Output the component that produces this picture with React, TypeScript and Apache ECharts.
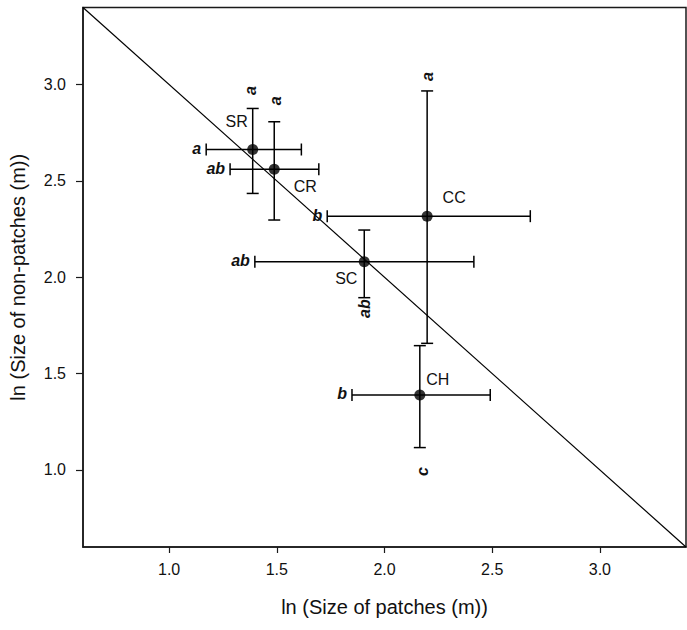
import React, { useEffect, useRef } from "react";
import * as echarts from "echarts";

// Habitat types
const sites = ["SR", "CR", "CC", "SC", "CH"];
// ln (size of patches) mean and error range
const patchMean = [1.388, 1.488, 2.198, 1.906, 2.164];
const patchLow = [1.172, 1.283, 1.734, 1.398, 1.849];
const patchHigh = [1.614, 1.695, 2.677, 2.415, 2.491];
// ln (size of non-patches) mean and error range
const gapMean = [2.663, 2.56, 2.317, 2.081, 1.389];
const gapLow = [2.435, 2.297, 1.657, 1.894, 1.116];
const gapHigh = [2.876, 2.807, 2.967, 2.245, 1.645];
// Significance groups for each axis
const patchGroup = ["a", "ab", "b", "ab", "b"];
const gapGroup = ["a", "a", "a", "ab", "c"];
// Reference line y = 4 - x across the plotted range
const refLine = [
  [0.6, 3.4],
  [3.4, 0.6],
];
const tickValues = [1.0, 1.5, 2.0, 2.5, 3.0];

const FONT = '"Liberation Sans", Arial, Helvetica, sans-serif';
const INK = "#111";

// Pixel offsets for the name labels (relative to the mean point)
const nameOffset: Record<string, [number, number]> = {
  SR: [-16, -28],
  CR: [31, 17],
  CC: [27, -19],
  SC: [-18, 17],
  CH: [18, -15],
};
// Vertical group letters: which end of the vertical bar and offset from it
const gapLetterPlace: Record<string, { end: "top" | "bottom"; dx: number; dy: number }> = {
  SR: { end: "top", dx: -2, dy: -18 },
  CR: { end: "top", dx: 1.5, dy: -21 },
  CC: { end: "top", dx: 0, dy: -14.5 },
  SC: { end: "bottom", dx: 0, dy: 11 },
  CH: { end: "bottom", dx: 2.5, dy: 24 },
};

export default function App() {
  const ref = useRef<HTMLDivElement>(null);

  useEffect(() => {
    if (!ref.current) return;
    const chart = echarts.init(ref.current, undefined, { renderer: "svg" });

    const barData = sites.map((_, i) => [
      patchMean[i],
      gapMean[i],
      patchLow[i],
      patchHigh[i],
      gapLow[i],
      gapHigh[i],
    ]);

    const renderItem = (params: any, api: any) => {
      const i = params.dataIndex;
      const site = sites[i];
      const x = api.value(0);
      const y = api.value(1);
      const c = api.coord([x, y]);
      const xl = api.coord([api.value(2), y]);
      const xh = api.coord([api.value(3), y]);
      const yl = api.coord([x, api.value(4)]);
      const yh = api.coord([x, api.value(5)]);
      const cap = 6;
      const ls = { stroke: "#000", lineWidth: 1.5 };
      const line = (x1: number, y1: number, x2: number, y2: number) => ({
        type: "line",
        shape: { x1, y1, x2, y2 },
        style: ls,
      });
      const place = gapLetterPlace[site];
      const anchor = place.end === "top" ? yh : yl;
      const off = nameOffset[site];
      return {
        type: "group",
        children: [
          line(xl[0], c[1], xh[0], c[1]),
          line(xl[0], c[1] - cap, xl[0], c[1] + cap),
          line(xh[0], c[1] - cap, xh[0], c[1] + cap),
          line(c[0], yl[1], c[0], yh[1]),
          line(c[0] - cap, yl[1], c[0] + cap, yl[1]),
          line(c[0] - cap, yh[1], c[0] + cap, yh[1]),
          {
            type: "text",
            x: xl[0] - 5,
            y: c[1] - 1,
            style: {
              text: patchGroup[i],
              fill: INK,
              fontFamily: FONT,
              fontSize: 16,
              fontWeight: "bold",
              fontStyle: "italic",
              align: "right",
              verticalAlign: "middle",
            },
          },
          {
            type: "text",
            x: anchor[0] + place.dx,
            y: anchor[1] + place.dy,
            rotation: Math.PI / 2,
            style: {
              text: gapGroup[i],
              fill: INK,
              fontFamily: FONT,
              fontSize: 16,
              fontWeight: "bold",
              fontStyle: "italic",
              align: "center",
              verticalAlign: "middle",
            },
          },
          {
            type: "text",
            x: c[0] + off[0],
            y: c[1] + off[1],
            style: {
              text: site,
              fill: INK,
              fontFamily: FONT,
              fontSize: 16,
              align: "center",
              verticalAlign: "middle",
            },
          },
        ],
      };
    };

    const axisCommon = {
      type: "value",
      nameLocation: "middle",
      nameTextStyle: { fontFamily: FONT, fontSize: 20, color: INK },
      axisLine: { show: true, onZero: false, lineStyle: { color: "#1a1a1a", width: 1.5 } },
      splitLine: { show: false },
    };

    chart.setOption({
      animation: false,
      backgroundColor: "#fff",
      grid: {
        left: 80,
        top: 7.5,
        width: 606,
        height: 539.5,
        show: true,
        borderColor: "#1a1a1a",
        borderWidth: 1.5,
      },
      xAxis: {
        ...axisCommon,
        min: 0.6,
        max: 3.4,
        name: "ln (Size of patches (m))",
        nameGap: 50,
        axisTick: {
          show: true,
          length: 6,
          customValues: tickValues,
          lineStyle: { color: "#1a1a1a", width: 1.2 },
        },
        axisLabel: {
          customValues: tickValues,
          formatter: (v: number) => v.toFixed(1),
          margin: 14,
          fontFamily: FONT,
          fontSize: 16,
          color: INK,
        },
      },
      yAxis: {
        ...axisCommon,
        min: 0.6,
        max: 3.4,
        name: "ln (Size of non-patches (m))",
        nameGap: 55,
        axisTick: {
          show: true,
          length: 7,
          customValues: tickValues,
          lineStyle: { color: "#1a1a1a", width: 1.2 },
        },
        axisLabel: {
          customValues: tickValues,
          formatter: (v: number) => v.toFixed(1),
          margin: 17,
          fontFamily: FONT,
          fontSize: 16,
          color: INK,
        },
      },
      series: [
        {
          type: "line",
          data: refLine,
          symbol: "none",
          silent: true,
          lineStyle: { color: "#000", width: 1.2 },
          z: 1,
        },
        {
          type: "custom",
          data: barData,
          renderItem,
          encode: { x: [0, 2, 3], y: [1, 4, 5] },
          silent: true,
          z: 2,
        },
        {
          type: "scatter",
          data: patchMean.map((x, i) => [x, gapMean[i]]),
          symbol: "circle",
          symbolSize: 11,
          itemStyle: { color: "#000" },
          silent: true,
          z: 3,
        },
      ],
    });

    return () => chart.dispose();
  }, []);

  return (
    <div
      ref={ref}
      style={{ position: "absolute", left: 0, top: 0, width: 687, height: 630, background: "#fff" }}
    />
  );
}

****

SET PROBLEM: Write out again, exactly, the lines from the start of the listing up to the line containing "import * as", with both ends and without pictures.

FULL SOLUTION:
Output the component that produces this picture with React, TypeScript and Apache ECharts.
import React, { useEffect, useRef } from "react";
import * as echarts from "echarts";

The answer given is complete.